Стало понятно, что Немецкая рабочая партия обрела свою «звезду». И Адольф Гитлер повел себя как истинная примадонна – поскольку его пришлось «кооптировать в партийное руководство», он сразу же сказал, что не хочет быть ни председателем партии, ни ее казначеем и вообще не хотел бы заниматься деньгами и организацией. Но он настаивает на том, чтобы пропагандой заведовал он, и только он. Ибо видит свой долг в том, чтобы пробудить народ.
Он – всего лишь скромный солдат, барабанщик, бьющий тревогу.
Примечания
1. Филипп Шейдеман – известный социал-демократ. В ноябре 1918 года – государственный секретарь в последнем «кайзеровском» правительстве Германии.
2. Принц Максимилиан Баденский (нем. Maximilian Alexander Friedrich Wilhelm Prinz von Baden). С 3 октября по 9 ноября 1918 года был канцлером Германии. Объявил об отречении Вильгельма II. Придерживался либеральных взглядов. Осенью 1918 года назначен канцлером Германии – в надежде сохранить монархию. Сформировал правительство, которое впервые включало социал-демократов.
3. Фридрих Эберт – отличался прокайзеровскими взглядами.

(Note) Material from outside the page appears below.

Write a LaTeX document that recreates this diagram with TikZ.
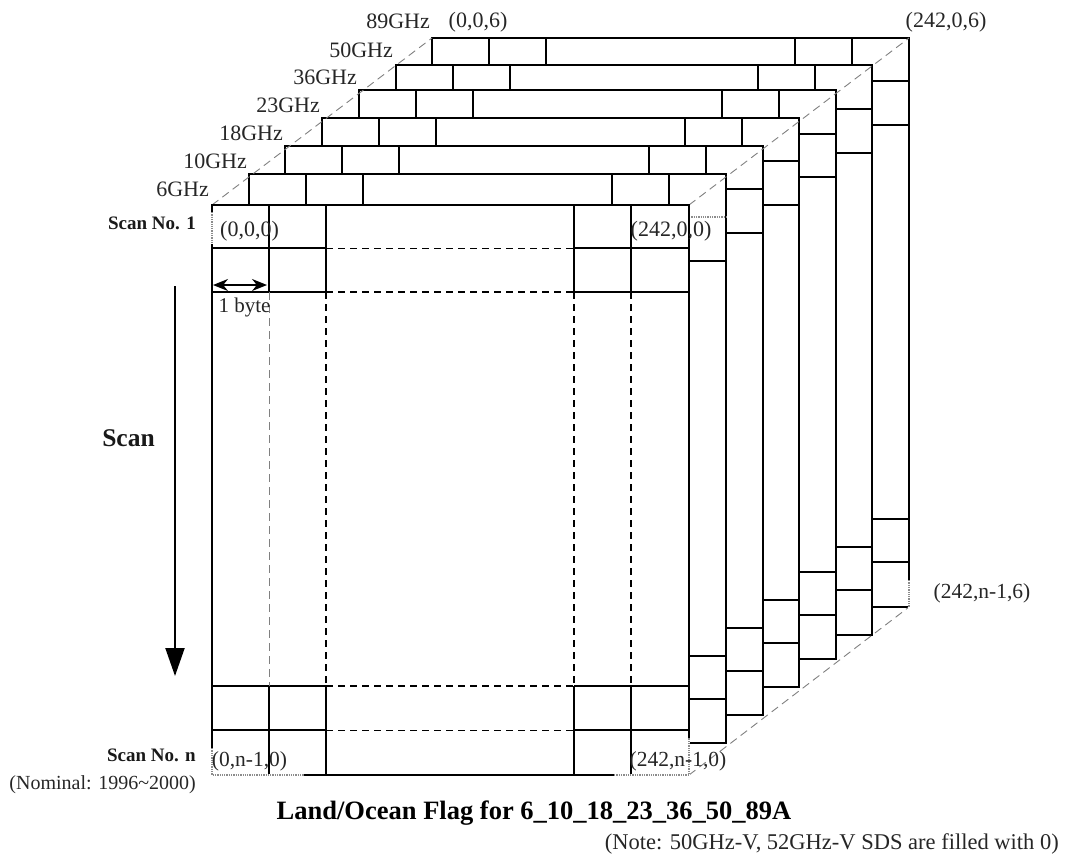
\documentclass[tikz,border=0pt]{standalone}
\usepackage{fontspec}
\setmainfont{Liberation Serif}
\usetikzlibrary{arrows.meta}
\tikzset{
  x=1pt,y=-1pt,
  solidline/.style={line width=1.3pt,black},
  heavyline/.style={line width=1.7pt,black},
  thindash/.style={line width=0.9pt,black,dash pattern=on 7pt off 5pt},
  heavydash/.style={line width=1.3pt,black,dash pattern=on 7pt off 5pt},
  greydash/.style={line width=0.9pt,black!50,dash pattern=on 8pt off 5pt},
  maskline/.style={line width=1.3pt,black!45,densely dotted},
  lab/.style={inner sep=0pt,text=black!85,font=\fontsize{22}{24}\selectfont},
  smalllab/.style={inner sep=0pt,text=black!85,font=\fontsize{20}{22}\selectfont},
  scanlab/.style={inner sep=0pt,text=black!90,font=\fontsize{19}{21}\selectfont\bfseries},
}
\begin{document}
\begin{tikzpicture}
\useasboundingbox (0,0) rectangle (1067,859);
% layers: front-most to back-most: left, right, top, lower top, b1,b2,b3, t1,t2
\foreach \l/\r/\t/\u/\pa/\pb/\pc/\qa/\qb/\pr in {
  249/726/174/205/656/699/743/217/261/689,
  285/763/146/174/628/671/715/189/233/726,
  322/799/118/146/600/643/687/161/205/763,
  359/836/90/118/572/615/659/134/177/799,
  396/872/65/90/547/590/635/109/153/836,
  432/909/38/65/519/562/607/81/125/872}{
  % top strip
  \draw[solidline] (\l,\u) -- (\l,\t) -- (\r,\t) -- (\r,\pc) -- (\pr,\pc);
  \draw[solidline] (\l+57,\t) -- (\l+57,\u) (\l+114,\t) -- (\l+114,\u)
                   (\r-114,\t) -- (\r-114,\u) (\r-57,\t) -- (\r-57,\u);
  \draw[solidline] (\pr,\u) -- (\l,\u);
  % side strip
  \draw[solidline] (\pr,\pa) -- (\r,\pa) (\pr,\pb) -- (\r,\pb);
  \draw[solidline] (\pr,\qb) -- (\r,\qb);
  \ifnum\qa=217 \draw[maskline] (\pr,\qa) -- (\r,\qa);
  \else \draw[solidline] (\pr,\qa) -- (\r,\qa); \fi
}
% depth edges
\coordinate (ftl) at (212,205); \coordinate (btl) at (432,38);
\coordinate (ftr) at (689,205); \coordinate (btr) at (909,38);
\coordinate (fbr) at (689,775); \coordinate (bbr) at (909,607);
\draw[greydash] (ftl) -- (btl);
\draw[greydash] (ftr) -- (btr);
\draw[greydash] (fbr) -- (bbr);
% front face
\draw[heavyline,fill=white] (212,205) rectangle (689,775);
\draw[solidline] (212,248) -- (326,248) (574,248) -- (689,248);
\draw[heavyline] (212,292) -- (326,292) (574,292) -- (689,292);
\draw[solidline] (212,686) -- (326,686) (574,686) -- (689,686);
\draw[solidline] (212,730) -- (326,730) (574,730) -- (689,730);
\draw[solidline] (269,205) -- (269,292) (269,686) -- (269,775);
\draw[heavyline] (326,205) -- (326,292) (326,686) -- (326,775);
\draw[heavyline] (574,205) -- (574,292) (574,686) -- (574,775);
\draw[solidline] (631,205) -- (631,292) (631,686) -- (631,775);
\draw[thindash] (326,248) -- (574,248) (326,730) -- (574,730);
\draw[heavydash] (326,292) -- (574,292) (326,686) -- (574,686);
\draw[greydash] (269,292) -- (269,686);
\draw[heavydash] (326,292) -- (326,686) (574,292) -- (574,686) (631,292) -- (631,686);
% grey-masked portions under labels
\draw[white,line width=2pt] (212,212) -- (212,244) (212,748) -- (212,776) (212,775) -- (304,775) (614,775) -- (690,775) (689,738) -- (689,776) (909,580) -- (909,608);
\draw[maskline] (212,212) -- (212,244) (212,748) -- (212,775) -- (304,775) (614,775) -- (689,775) -- (689,738) (909,580) -- (909,607);
% arrows
\coordinate (sa) at (175,286); \coordinate (sb) at (175,676);
\draw[line width=2pt,-{Triangle[width=19pt,length=28pt]}] (sa) -- (sb);
\coordinate (ba) at (213,285); \coordinate (bb) at (267,285);
\draw[line width=1.6pt,{Stealth[width=12pt,length=15pt]}-{Stealth[width=12pt,length=15pt]}] (ba) -- (bb);
% labels
\node[lab,anchor=east] (g89) at (430,21) {89GHz};
\node[lab,anchor=east] (g50) at (393,50) {50GHz};
\node[lab,anchor=east] (g36) at (357,77) {36GHz};
\node[lab,anchor=east] (g23) at (320,105) {23GHz};
\node[lab,anchor=east] (g18) at (283,133) {18GHz};
\node[lab,anchor=east] (g10) at (247,161) {10GHz};
\node[lab,anchor=east] (g6) at (209,189) {6GHz};
\node[lab,anchor=center] (c006) at (478,22) {(0,0,6)};
\node[lab,anchor=center] (c2006) at (946,22) {(242,0,6)};
\node[lab,anchor=center] (c000) at (249.5,231) {(0,0,0)};
\node[lab,anchor=center] (c2000) at (671,231) {(242,0,0)};
\node[smalllab,font=\fontsize{21.5}{24}\selectfont,anchor=center] (c0n0) at (249.5,761) {(0,n-1,0)};
\node[smalllab,font=\fontsize{21.5}{24}\selectfont,anchor=center] (c2n0) at (678,761) {(242,n-1,0)};
\node[smalllab,font=\fontsize{21.5}{24}\selectfont,anchor=center] (c2n6) at (982,593) {(242,n-1,6)};
\node[scanlab,anchor=east] (s1) at (196,223) {Scan No. 1};
\node[scanlab,anchor=east] (sn) at (196,755) {Scan No. n};
\node[smalllab,anchor=east] (nom) at (196,785) {(Nominal: 1996\textasciitilde 2000)};
\node[smalllab,font=\fontsize{21}{23}\selectfont,anchor=center] (byte) at (244.5,307.5) {1 byte};
\node[inner sep=0pt,text=black!90,font=\fontsize{25.5}{28}\selectfont\bfseries,anchor=center] (scan) at (128.5,438) {Scan};
\node[inner sep=0pt,font=\fontsize{26.5}{29}\selectfont\bfseries,anchor=center] (title) at (534,813) {Land/Ocean Flag for 6\_10\_18\_23\_36\_50\_89A};
\node[smalllab,font=\fontsize{22.5}{25}\selectfont,anchor=east] (note) at (1059,844) {(Note: 50GHz-V, 52GHz-V SDS are filled with 0)};
\end{tikzpicture}
\end{document}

В беседе с принцем Максом Баденским накануне Ноябрьской революции высказывал надежды на сохранение монархии, а провозглашение республики своим соратником Филиппом Шейдеманом считал «самовольным» (Wiki).
4. Виттельсбахи (нем. Wittelsbach) – феодальный род, с конца XII века и до конца Первой мировой войны правивший Баварией. Баварские государи считались электорами Священной империи Германской нации до тех пор, пока Наполеон не сделал Баварию королевством.
5. B Берлинский совет, например, была подана резолюция, требующая отменить все войсковые знаки различия. Офицеры должны были снять погоны и сдать личное оружие.
Начальник Генштаба Пауль фон Гинденбург заявил, что эполеты он отдаст только вместе с жизнью – и Ф. Эберт полностью встал на его сторону.
6. Тело Розы Люксембург нашли и опознали через несколько месяцев.
7. «Общество Туле» (нем. Thule-Gesellschaft) – немецкое оккультное и политическое общество, появившееся в Мюнхене. Полное название – Группа изучения германской древности (нем. Studiengruppe f?r germanisches Altertum). Название «Туле» происходит от мифической северной страны, обычно под ней понимают Скандинавию.